Auch Agnes Hürland-Büning berichtete eindrucksvoll von ihrem beschwerlichen Weg in die Politik. Für sie sei dieser wegen ihrer persönlichen Situation mit aufwachsenden Kindern nie einfach gewesen, aber: "Ich habe nie ein schlechtes Gewissen gehabt, berufstätig zu sein", berichtete die erste Parlamentarische Staatssekretärin auf der Hardthöhe, die 1990 aus der Politik ausschied. Dass sie sich zu Anfang ihrer Bonner Zeit als erste Frau für den Sportausschuss beworben habe, sei von den männlichen "Platzhirschen" argwöhnisch beobachtet worden, erzählte die CDU-Politikerin. Ihr früherer Fraktionschef Heinrich Krone habe sie mit "Kindchen" angeredet, "da war ich schon 60 Jahre alt".

An Ähnliches kann sich auch die frühere Bundestags-Vizepräsidentin und Ausländerbeauftragte Liselotte Funcke erinnern. Die mittlerweile 81-jährige Freidemokratin aus Hagen bekam in ihrer Bonner Frühzeit einen Sitz im Büchereiausschuss oder im Unterausschuss Jugend angeboten. Jüngeren Datums sind die Erfahrungen von Ursula Männle über die manchmal schwierigen Aufstiegschancen für Frauen in der CSU. Zwei Mal sei sie nur als Nachrückerin für ein Bundestagsmandat zum Zuge gekommen.
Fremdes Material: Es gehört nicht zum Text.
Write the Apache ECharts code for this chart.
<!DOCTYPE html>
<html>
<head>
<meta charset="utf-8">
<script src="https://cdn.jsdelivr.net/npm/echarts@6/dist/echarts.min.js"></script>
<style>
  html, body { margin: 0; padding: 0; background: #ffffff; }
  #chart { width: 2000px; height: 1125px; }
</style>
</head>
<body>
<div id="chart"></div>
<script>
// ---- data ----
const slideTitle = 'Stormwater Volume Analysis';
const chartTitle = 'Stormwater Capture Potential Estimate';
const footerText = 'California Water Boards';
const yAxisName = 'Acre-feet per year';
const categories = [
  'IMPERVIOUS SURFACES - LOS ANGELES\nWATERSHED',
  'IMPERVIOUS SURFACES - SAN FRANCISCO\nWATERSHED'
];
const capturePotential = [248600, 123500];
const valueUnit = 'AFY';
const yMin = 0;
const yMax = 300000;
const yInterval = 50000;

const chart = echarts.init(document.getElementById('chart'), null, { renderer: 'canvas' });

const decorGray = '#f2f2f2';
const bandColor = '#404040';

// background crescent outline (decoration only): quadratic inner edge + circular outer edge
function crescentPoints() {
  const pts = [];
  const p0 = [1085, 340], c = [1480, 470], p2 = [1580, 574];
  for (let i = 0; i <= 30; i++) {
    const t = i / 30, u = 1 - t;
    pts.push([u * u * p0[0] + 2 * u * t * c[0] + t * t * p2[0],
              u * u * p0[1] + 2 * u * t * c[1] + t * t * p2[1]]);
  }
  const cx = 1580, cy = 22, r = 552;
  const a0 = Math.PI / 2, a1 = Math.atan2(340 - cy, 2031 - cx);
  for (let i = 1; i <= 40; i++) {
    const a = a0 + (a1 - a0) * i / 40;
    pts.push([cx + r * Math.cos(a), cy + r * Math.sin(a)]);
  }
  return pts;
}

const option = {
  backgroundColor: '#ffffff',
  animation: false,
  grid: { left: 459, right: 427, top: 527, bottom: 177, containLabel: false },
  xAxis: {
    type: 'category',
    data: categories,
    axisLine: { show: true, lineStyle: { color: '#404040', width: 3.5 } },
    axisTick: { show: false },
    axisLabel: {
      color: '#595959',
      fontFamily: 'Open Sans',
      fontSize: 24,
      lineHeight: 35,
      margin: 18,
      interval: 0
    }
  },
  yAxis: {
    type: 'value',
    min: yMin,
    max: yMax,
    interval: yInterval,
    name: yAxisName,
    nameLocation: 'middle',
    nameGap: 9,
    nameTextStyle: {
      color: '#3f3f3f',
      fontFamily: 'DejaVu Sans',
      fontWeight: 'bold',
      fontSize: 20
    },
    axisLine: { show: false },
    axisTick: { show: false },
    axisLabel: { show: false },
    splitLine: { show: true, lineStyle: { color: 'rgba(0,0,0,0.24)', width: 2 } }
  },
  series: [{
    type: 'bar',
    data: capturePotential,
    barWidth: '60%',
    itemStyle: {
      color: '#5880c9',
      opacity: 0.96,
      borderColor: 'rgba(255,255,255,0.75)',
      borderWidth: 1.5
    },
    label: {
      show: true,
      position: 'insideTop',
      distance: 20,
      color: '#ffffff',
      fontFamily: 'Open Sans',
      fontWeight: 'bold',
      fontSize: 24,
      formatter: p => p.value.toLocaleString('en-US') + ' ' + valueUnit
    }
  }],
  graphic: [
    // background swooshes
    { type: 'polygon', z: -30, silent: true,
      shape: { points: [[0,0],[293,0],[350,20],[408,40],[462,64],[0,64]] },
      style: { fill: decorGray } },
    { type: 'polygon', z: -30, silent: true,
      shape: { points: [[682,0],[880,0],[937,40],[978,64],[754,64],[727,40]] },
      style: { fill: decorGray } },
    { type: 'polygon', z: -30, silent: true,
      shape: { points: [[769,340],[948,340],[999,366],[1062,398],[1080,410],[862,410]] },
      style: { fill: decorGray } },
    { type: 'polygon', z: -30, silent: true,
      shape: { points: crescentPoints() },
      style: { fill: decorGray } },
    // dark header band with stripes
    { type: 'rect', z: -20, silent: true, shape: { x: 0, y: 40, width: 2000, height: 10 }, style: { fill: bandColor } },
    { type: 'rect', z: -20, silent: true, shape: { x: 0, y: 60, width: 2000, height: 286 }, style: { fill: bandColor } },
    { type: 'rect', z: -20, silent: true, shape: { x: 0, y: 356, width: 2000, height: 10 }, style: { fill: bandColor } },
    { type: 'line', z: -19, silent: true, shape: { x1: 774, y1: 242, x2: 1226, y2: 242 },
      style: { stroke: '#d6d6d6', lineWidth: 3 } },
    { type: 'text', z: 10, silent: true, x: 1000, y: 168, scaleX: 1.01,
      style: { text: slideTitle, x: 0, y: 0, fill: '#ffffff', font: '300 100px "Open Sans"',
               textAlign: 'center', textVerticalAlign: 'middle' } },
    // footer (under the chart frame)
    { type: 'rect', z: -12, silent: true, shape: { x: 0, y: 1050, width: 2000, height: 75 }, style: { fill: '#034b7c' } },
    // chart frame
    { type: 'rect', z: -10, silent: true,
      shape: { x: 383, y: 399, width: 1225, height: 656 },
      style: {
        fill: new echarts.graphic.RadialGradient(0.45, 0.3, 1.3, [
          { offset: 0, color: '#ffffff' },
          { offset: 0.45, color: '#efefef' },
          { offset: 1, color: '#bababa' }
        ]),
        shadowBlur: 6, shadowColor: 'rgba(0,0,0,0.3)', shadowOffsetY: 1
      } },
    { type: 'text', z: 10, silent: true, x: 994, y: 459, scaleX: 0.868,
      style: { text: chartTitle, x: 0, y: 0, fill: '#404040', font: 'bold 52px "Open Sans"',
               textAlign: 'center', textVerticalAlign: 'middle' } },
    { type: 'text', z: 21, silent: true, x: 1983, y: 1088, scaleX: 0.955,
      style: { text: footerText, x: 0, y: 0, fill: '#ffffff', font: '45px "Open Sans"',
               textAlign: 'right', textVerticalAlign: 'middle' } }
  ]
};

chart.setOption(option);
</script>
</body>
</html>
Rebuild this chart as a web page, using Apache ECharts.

Für Rita Süssmuth hat sich in den letzten Jahren einiges zum Besseren geändert. Zu Anfang ihres politischen Einstiegs habe sie sich maßlos darüber geärgert, dass in Berichten der Bundesanstalt für Arbeit Frauen zusammen mit Behinderten und Aussiedlern offiziell als Randgruppen bezeichnet worden seien, berichtete die frühere Bundestagschefin. Und die Sozialdemokratin Ulla Schmidt wandte sich mit einem konkreten Anliegen an ihren Parteifreund Gerhard Schröder, der ebenso wie sein Vorgänger Helmut Kohl aufmerksam zuhörte. Er solle doch bitte einen Staatsminister für Männerfragen ernennen, dessen einzige Aufgabe sein müsse, die männliche Emanzipation zu fördern, gab sie ihm auf den Weg. "So ein Kanzler würde in die Geschichte eingehen."